>> Start
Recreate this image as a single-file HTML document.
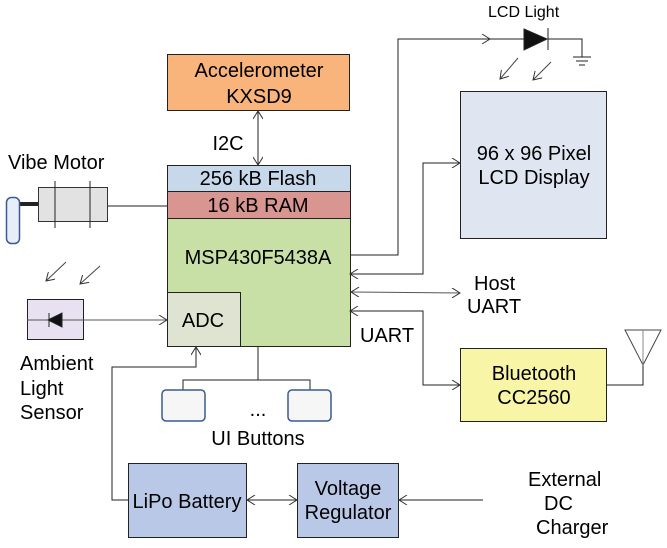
<!DOCTYPE html>
<html><head><style>body{margin:0;background:#fff}svg{display:block}text{font-family:"Liberation Sans",sans-serif;fill:#000}</style></head><body>
<svg width="667" height="548" xmlns="http://www.w3.org/2000/svg">
<defs>
<marker id="a" markerWidth="10" markerHeight="10" refX="9" refY="5" orient="auto-start-reverse" markerUnits="userSpaceOnUse"><path d="M1,0 L9,5 L1,10" fill="none" stroke="#333" stroke-width="1"/></marker>
</defs>
<g stroke="#222" stroke-width="1" fill="none">
<rect x="167.5" y="54.5" width="182" height="56" fill="#f9b47c"/>
<line x1="258" y1="111" x2="258" y2="165" marker-start="url(#a)" marker-end="url(#a)"/>
<rect x="167.5" y="165.5" width="183" height="181" fill="#c8e0a6"/>
<rect x="167.5" y="165.5" width="183" height="26" fill="#c6d8ea"/>
<rect x="167.5" y="191.5" width="183" height="27" fill="#d9958f"/>
<rect x="167.5" y="292.5" width="73" height="54" fill="#dfe3d1"/>
<line x1="107" y1="206" x2="167" y2="206"/>
<rect x="38.5" y="187.5" width="69" height="34" fill="#e2e2e2" stroke="#333"/>
<line x1="55" y1="181" x2="55" y2="228"/><line x1="90" y1="181" x2="90" y2="228"/>
<line x1="20" y1="204" x2="38" y2="204" stroke-width="4"/>
<rect x="6.5" y="197.5" width="13" height="46" rx="5" fill="#e8eef8" stroke="#3a5a90" stroke-width="1.5"/>
<rect x="27.5" y="299.5" width="56" height="40" fill="#e7e1f1"/>
<line x1="27" y1="320" x2="167" y2="320" stroke="#555" marker-end="url(#a)"/>
<path d="M48,320 L62,313 L62,327 Z" fill="#111"/><line x1="49" y1="313" x2="49" y2="327"/>
<line x1="66" y1="262" x2="46" y2="281" stroke="#444" marker-end="url(#a)"/>
<line x1="100" y1="266" x2="80" y2="284" stroke="#444" marker-end="url(#a)"/>
<polyline points="350,255 398,255 398,39 490,39" marker-end="url(#a)"/>
<line x1="490" y1="39" x2="524" y2="39"/>
<path d="M524,29 L547,39 L524,50 Z" fill="#111"/><line x1="548" y1="28" x2="548" y2="50"/>
<polyline points="548,39 582,39 582,57"/>
<line x1="573" y1="57" x2="591" y2="57"/><line x1="576" y1="61" x2="588" y2="61"/><line x1="579" y1="65" x2="585" y2="65"/>
<line x1="518" y1="58" x2="500" y2="79" stroke="#444" marker-end="url(#a)"/>
<line x1="551" y1="62" x2="533" y2="80" stroke="#444" marker-end="url(#a)"/>
<rect x="460.5" y="91.5" width="146" height="147" fill="#dfe6f1"/>
<polyline points="350,274 423,274 423,163 460,163" marker-start="url(#a)" marker-end="url(#a)"/>
<line x1="351" y1="292" x2="460" y2="293" stroke="#555" marker-start="url(#a)" marker-end="url(#a)"/>
<polyline points="350,311 423,311 423,385 460,385" marker-start="url(#a)" marker-end="url(#a)"/>
<rect x="460.5" y="348.5" width="146" height="73" fill="#f9f5a7"/>
<polyline points="607,385 643,385 643,365"/>
<path d="M625,330 L643,365 L661,330 Z" fill="none" stroke="#444"/>
<line x1="643" y1="330" x2="643" y2="365" stroke="#888"/>
<line x1="258" y1="347" x2="258" y2="380"/>
<polyline points="183,390 183,380 310,380 310,390"/>
<rect x="162" y="390" width="43" height="31" rx="4" fill="#f6f6f6" stroke="#3a5a90" stroke-width="1.5"/>
<rect x="288" y="390" width="43" height="31" rx="4" fill="#f6f6f6" stroke="#3a5a90" stroke-width="1.5"/>
<rect x="128.5" y="463.5" width="118" height="74" fill="#b9c8e6"/>
<rect x="297.5" y="463.5" width="101" height="74" fill="#b9c8e6"/>
<polyline points="128,500 112,500 112,367 196,367 196,347" marker-end="url(#a)"/>
<line x1="247" y1="500" x2="297" y2="500" marker-start="url(#a)" marker-end="url(#a)"/>
<line x1="483" y1="500" x2="399" y2="500" marker-end="url(#a)"/>
</g>
<g font-size="20" text-anchor="middle">
<text x="259" y="77">Accelerometer</text><text x="259" y="103">KXSD9</text>
<text x="228" y="150">I2C</text>
<text x="258" y="185">256 kB Flash</text><text x="258" y="212">16 kB RAM</text>
<text x="258" y="264">MSP430F5438A</text>
<text x="203" y="327">ADC</text>
<text x="534" y="160">96 x 96 Pixel</text><text x="534" y="184">LCD Display</text>
<text x="534" y="380">Bluetooth</text><text x="534" y="404">CC2560</text>
<text x="187" y="508">LiPo Battery</text>
<text x="348" y="495">Voltage</text><text x="348" y="519">Regulator</text>
<text x="258" y="445">UI Buttons</text>
<text x="258" y="416">...</text>
</g>
<g font-size="20">
<text x="8" y="169">Vibe Motor</text>
<text x="20" y="370">Ambient</text><text x="20" y="395">Light</text><text x="20" y="419">Sensor</text>
<text x="474" y="290">Host</text><text x="467" y="313">UART</text>
<text x="360" y="342">UART</text>
<text x="528" y="486">External</text><text x="544" y="510">DC</text><text x="536" y="534">Charger</text>
<text x="488" y="17" font-size="16">LCD Light</text>
</g>
</svg>
</body></html>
>> End
[TASK REQUIREMENTS] Copy the listing in full and without alteration, omitting every picture.

[RESULT OF THE TASK]
Recreate this image as a single-file HTML document.
<!DOCTYPE html>
<html><head><style>body{margin:0;background:#fff}svg{display:block}text{font-family:"Liberation Sans",sans-serif;fill:#000}</style></head><body>
<svg width="667" height="548" xmlns="http://www.w3.org/2000/svg">
<defs>
<marker id="a" markerWidth="10" markerHeight="10" refX="9" refY="5" orient="auto-start-reverse" markerUnits="userSpaceOnUse"><path d="M1,0 L9,5 L1,10" fill="none" stroke="#333" stroke-width="1"/></marker>
</defs>
<g stroke="#222" stroke-width="1" fill="none">
<rect x="167.5" y="54.5" width="182" height="56" fill="#f9b47c"/>
<line x1="258" y1="111" x2="258" y2="165" marker-start="url(#a)" marker-end="url(#a)"/>
<rect x="167.5" y="165.5" width="183" height="181" fill="#c8e0a6"/>
<rect x="167.5" y="165.5" width="183" height="26" fill="#c6d8ea"/>
<rect x="167.5" y="191.5" width="183" height="27" fill="#d9958f"/>
<rect x="167.5" y="292.5" width="73" height="54" fill="#dfe3d1"/>
<line x1="107" y1="206" x2="167" y2="206"/>
<rect x="38.5" y="187.5" width="69" height="34" fill="#e2e2e2" stroke="#333"/>
<line x1="55" y1="181" x2="55" y2="228"/><line x1="90" y1="181" x2="90" y2="228"/>
<line x1="20" y1="204" x2="38" y2="204" stroke-width="4"/>
<rect x="6.5" y="197.5" width="13" height="46" rx="5" fill="#e8eef8" stroke="#3a5a90" stroke-width="1.5"/>
<rect x="27.5" y="299.5" width="56" height="40" fill="#e7e1f1"/>
<line x1="27" y1="320" x2="167" y2="320" stroke="#555" marker-end="url(#a)"/>
<path d="M48,320 L62,313 L62,327 Z" fill="#111"/><line x1="49" y1="313" x2="49" y2="327"/>
<line x1="66" y1="262" x2="46" y2="281" stroke="#444" marker-end="url(#a)"/>
<line x1="100" y1="266" x2="80" y2="284" stroke="#444" marker-end="url(#a)"/>
<polyline points="350,255 398,255 398,39 490,39" marker-end="url(#a)"/>
<line x1="490" y1="39" x2="524" y2="39"/>
<path d="M524,29 L547,39 L524,50 Z" fill="#111"/><line x1="548" y1="28" x2="548" y2="50"/>
<polyline points="548,39 582,39 582,57"/>
<line x1="573" y1="57" x2="591" y2="57"/><line x1="576" y1="61" x2="588" y2="61"/><line x1="579" y1="65" x2="585" y2="65"/>
<line x1="518" y1="58" x2="500" y2="79" stroke="#444" marker-end="url(#a)"/>
<line x1="551" y1="62" x2="533" y2="80" stroke="#444" marker-end="url(#a)"/>
<rect x="460.5" y="91.5" width="146" height="147" fill="#dfe6f1"/>
<polyline points="350,274 423,274 423,163 460,163" marker-start="url(#a)" marker-end="url(#a)"/>
<line x1="351" y1="292" x2="460" y2="293" stroke="#555" marker-start="url(#a)" marker-end="url(#a)"/>
<polyline points="350,311 423,311 423,385 460,385" marker-start="url(#a)" marker-end="url(#a)"/>
<rect x="460.5" y="348.5" width="146" height="73" fill="#f9f5a7"/>
<polyline points="607,385 643,385 643,365"/>
<path d="M625,330 L643,365 L661,330 Z" fill="none" stroke="#444"/>
<line x1="643" y1="330" x2="643" y2="365" stroke="#888"/>
<line x1="258" y1="347" x2="258" y2="380"/>
<polyline points="183,390 183,380 310,380 310,390"/>
<rect x="162" y="390" width="43" height="31" rx="4" fill="#f6f6f6" stroke="#3a5a90" stroke-width="1.5"/>
<rect x="288" y="390" width="43" height="31" rx="4" fill="#f6f6f6" stroke="#3a5a90" stroke-width="1.5"/>
<rect x="128.5" y="463.5" width="118" height="74" fill="#b9c8e6"/>
<rect x="297.5" y="463.5" width="101" height="74" fill="#b9c8e6"/>
<polyline points="128,500 112,500 112,367 196,367 196,347" marker-end="url(#a)"/>
<line x1="247" y1="500" x2="297" y2="500" marker-start="url(#a)" marker-end="url(#a)"/>
<line x1="483" y1="500" x2="399" y2="500" marker-end="url(#a)"/>
</g>
<g font-size="20" text-anchor="middle">
<text x="259" y="77">Accelerometer</text><text x="259" y="103">KXSD9</text>
<text x="228" y="150">I2C</text>
<text x="258" y="185">256 kB Flash</text><text x="258" y="212">16 kB RAM</text>
<text x="258" y="264">MSP430F5438A</text>
<text x="203" y="327">ADC</text>
<text x="534" y="160">96 x 96 Pixel</text><text x="534" y="184">LCD Display</text>
<text x="534" y="380">Bluetooth</text><text x="534" y="404">CC2560</text>
<text x="187" y="508">LiPo Battery</text>
<text x="348" y="495">Voltage</text><text x="348" y="519">Regulator</text>
<text x="258" y="445">UI Buttons</text>
<text x="258" y="416">...</text>
</g>
<g font-size="20">
<text x="8" y="169">Vibe Motor</text>
<text x="20" y="370">Ambient</text><text x="20" y="395">Light</text><text x="20" y="419">Sensor</text>
<text x="474" y="290">Host</text><text x="467" y="313">UART</text>
<text x="360" y="342">UART</text>
<text x="528" y="486">External</text><text x="544" y="510">DC</text><text x="536" y="534">Charger</text>
<text x="488" y="17" font-size="16">LCD Light</text>
</g>
</svg>
</body></html>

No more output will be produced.